On a clear day the view over the desert is far-reaching but by its very nature rather featureless. The middle-distance is yellow and grey, sandy earth and sunburnt scrub intertwined with rock, while the horizon has the quality of reddish, wrinkled cloth.

It’s all very desolate and is the reason the Tabernas Desert became such a favourite for cinema. More recently leviathans such as Game Of Thrones have been shot in these parts, but back in the 1960s and 1970s European production companies built vast sets – whole towns complete with courts, bars and cathouses – in which to film Spaghetti Westerns, so–called because they were typically directed by Italians, the most famous being Sergio Leone.

At least three of the more major movie sets survive and have been made into tourist attractions, so it’s still possible to tread where Clint Eastwood toted his guns in Leone’s Dollars Trilogy.

However when the landscape takes a marked turn as the hairpins tick by, you will have to imagine you can see the swinging gallows from your bike saddle.

Get up, look down

From the beginning of the climb you’d have never known it, but in the racetrack coils of hairpins that finally elevate you to the summit there are suddenly huge swathes of conifers, and with them huge blasts of chill air.

Rolling through in just a lightweight jersey you would shiver on some of these upper slopes were it not for the steepened pitches between the hairpins’ straighter sections, which are enough to have you adding to the sweat patches.

These sections are plentifully long, and between the copses provide the perfect galleries from which to take in the road below.

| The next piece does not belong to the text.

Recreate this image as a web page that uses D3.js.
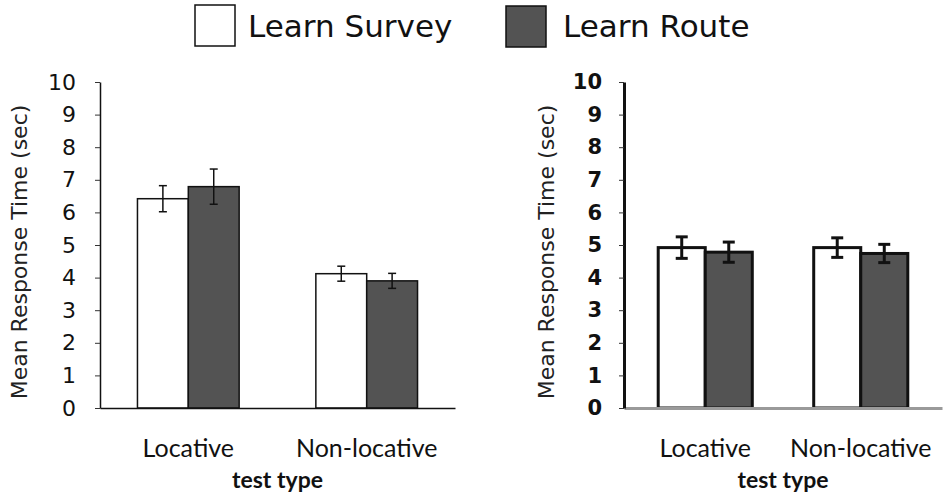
<!DOCTYPE html>
<html>
<head>
<meta charset="utf-8">
<script src="https://cdn.jsdelivr.net/npm/d3@7"></script>
<style>
  body { margin: 0; background: #fff; }
  svg { display: block; }
</style>
</head>
<body>
<div id="chart"></div>
<script>
var width = 951;
var height = 500;

var categories = ["Locative", "Non-locative"];
var seriesNames = ["Learn Survey", "Learn Route"];
var yTicks = [0, 1, 2, 3, 4, 5, 6, 7, 8, 9, 10];

// left panel
var leftSurveyMean = [6.42, 4.12];
var leftSurveyErr = [0.40, 0.23];
var leftRouteMean = [6.79, 3.90];
var leftRouteErr = [0.54, 0.23];

// right panel
var rightSurveyMean = [4.92, 4.92];
var rightSurveyErr = [0.33, 0.30];
var rightRouteMean = [4.78, 4.74];
var rightRouteErr = [0.31, 0.28];

var darkFill = "#535353";

var svg = d3.select("#chart")
    .append("svg")
    .attr("width", width)
    .attr("height", height);

// legend
var legendItems = [
    {name: seriesNames[0], fill: "white", bx: 195, by: 5, tx: 248},
    {name: seriesNames[1], fill: darkFill, bx: 506, by: 6, tx: 563}
];
legendItems.forEach(function(d) {
    svg.append("rect")
        .attr("x", d.bx)
        .attr("y", d.by)
        .attr("width", 40)
        .attr("height", 41)
        .attr("fill", d.fill)
        .attr("stroke", "#111")
        .attr("stroke-width", 1.5);
    svg.append("text")
        .attr("x", d.tx)
        .attr("y", 37)
        .text(d.name)
        .style("font-family", "DejaVu Sans, Verdana, sans-serif")
        .style("font-size", "31px")
        .attr("fill", "#111");
});

function drawPanel(p) {
    var rows = categories.map(function(c, i) {
        return {
            cat: c,
            vals: [
                {s: seriesNames[0], m: p.survey[i], e: p.surveyErr[i]},
                {s: seriesNames[1], m: p.route[i], e: p.routeErr[i]}
            ]
        };
    });

    var x = d3.scaleBand()
        .domain(categories)
        .range([p.x0, p.x1])
        .paddingInner(p.padIn)
        .paddingOuter(p.padOut);

    var xs = d3.scaleBand()
        .domain(seriesNames)
        .range([0, x.bandwidth()]);

    var y = d3.scaleLinear()
        .domain([0, 10])
        .range([408, 82]);

    var g = svg.append("g");

    // bars
    var groups = g.selectAll(".grp")
        .data(rows)
        .enter().append("g")
        .attr("transform", function(d) { return "translate(" + x(d.cat) + ",0)"; });

    groups.selectAll("rect")
        .data(function(d) { return d.vals; })
        .enter().append("rect")
        .attr("x", function(d) { return xs(d.s); })
        .attr("y", function(d) { return y(d.m); })
        .attr("width", xs.bandwidth())
        .attr("height", function(d) { return y(0) - y(d.m); })
        .attr("fill", function(d, i) { return i == 0 ? "white" : darkFill; })
        .attr("stroke", "#111")
        .attr("stroke-width", p.barStroke);

    // error bars
    var eb = groups.selectAll(".err")
        .data(function(d) { return d.vals; })
        .enter().append("g")
        .attr("stroke", "#111")
        .attr("stroke-width", p.errStroke);
    eb.append("line")
        .attr("x1", function(d) { return xs(d.s) + xs.bandwidth() / 2; })
        .attr("x2", function(d) { return xs(d.s) + xs.bandwidth() / 2; })
        .attr("y1", function(d) { return y(d.m + d.e); })
        .attr("y2", function(d) { return y(d.m - d.e); });
    eb.append("line")
        .attr("x1", function(d) { return xs(d.s) + xs.bandwidth() / 2 - p.cap; })
        .attr("x2", function(d) { return xs(d.s) + xs.bandwidth() / 2 + p.cap; })
        .attr("y1", function(d) { return y(d.m + d.e); })
        .attr("y2", function(d) { return y(d.m + d.e); });
    eb.append("line")
        .attr("x1", function(d) { return xs(d.s) + xs.bandwidth() / 2 - p.cap; })
        .attr("x2", function(d) { return xs(d.s) + xs.bandwidth() / 2 + p.cap; })
        .attr("y1", function(d) { return y(d.m - d.e); })
        .attr("y2", function(d) { return y(d.m - d.e); });

    // x axis
    var xAxis = g.append("g")
        .attr("transform", "translate(0," + y(0) + ")")
        .call(d3.axisBottom(x).tickSize(0).tickSizeOuter(0).tickPadding(31));
    xAxis.select(".domain")
        .attr("stroke", p.xAxisColor)
        .attr("stroke-width", p.xAxisStroke);
    xAxis.selectAll("text")
        .attr("fill", "#111")
        .style("font-family", "Lato, Carlito, sans-serif")
        .style("font-size", "25px");

    // y axis
    var yAxis = g.append("g")
        .attr("transform", "translate(" + p.x0 + ",0)")
        .call(d3.axisLeft(y).tickValues(yTicks).tickFormat(d3.format("d"))
            .tickSize(5).tickSizeOuter(0).tickPadding(p.tickPad));
    yAxis.select(".domain")
        .attr("stroke", "#111")
        .attr("stroke-width", p.yAxisStroke);
    yAxis.selectAll(".tick line")
        .attr("stroke", "#333")
        .attr("stroke-width", 1);
    yAxis.selectAll("text")
        .attr("fill", "#111")
        .style("font-family", "DejaVu Sans, Verdana, sans-serif")
        .style("font-weight", p.tickWeight)
        .style("font-size", p.tickSize);

    // axis titles
    g.append("text")
        .attr("transform", "translate(" + p.titleX + ",252) rotate(-90)")
        .style("text-anchor", "middle")
        .text("Mean Response Time (sec)")
        .attr("fill", "#222")
        .style("font-family", "DejaVu Sans, Verdana, sans-serif")
        .style("font-size", "22px");

    g.append("text")
        .attr("x", (p.x0 + p.x1) / 2)
        .attr("y", 488)
        .style("text-anchor", "middle")
        .text("test type")
        .attr("fill", "#111")
        .style("font-family", "Lato, Carlito, sans-serif")
        .style("font-weight", "bold")
        .style("font-size", "23px");
}

drawPanel({
    x0: 100, x1: 455, padIn: 0.43, padOut: 0.21,
    survey: leftSurveyMean, surveyErr: leftSurveyErr,
    route: leftRouteMean, routeErr: leftRouteErr,
    barStroke: 1.5, errStroke: 1.5, cap: 4,
    xAxisColor: "#111", xAxisStroke: 1.5, yAxisStroke: 1.5,
    tickPad: 19, tickWeight: "normal", tickSize: "22px", titleX: 27
});

drawPanel({
    x0: 624, x1: 942, padIn: 0.395, padOut: 0.22,
    survey: rightSurveyMean, surveyErr: rightSurveyErr,
    route: rightRouteMean, routeErr: rightRouteErr,
    barStroke: 3, errStroke: 3, cap: 6,
    xAxisColor: "#9a9a9a", xAxisStroke: 3, yAxisStroke: 3,
    tickPad: 17, tickWeight: "bold", tickSize: "21px", titleX: 554
});
</script>
</body>
</html>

It is a truly magnificent sight, yet one totally eclipsed by that which greets you at the top.

At first you’ll wonder where the grandeur has gone – the summit sees the road appear to dilute flatly into the sky – but seek out another brown sign, which spuriously declares you’re at 1,860m, then turn right along a gravel track.

You’ll soon be ditching the bike and wondering how good a grip your cleats have got, but keep the faith and follow this well–trodden track to an outcrop of rock. Now look over – careful now – and witness from whence you’ve come in all its glory. Then take a moment to be thankful this incredible climb remains hidden in the desert.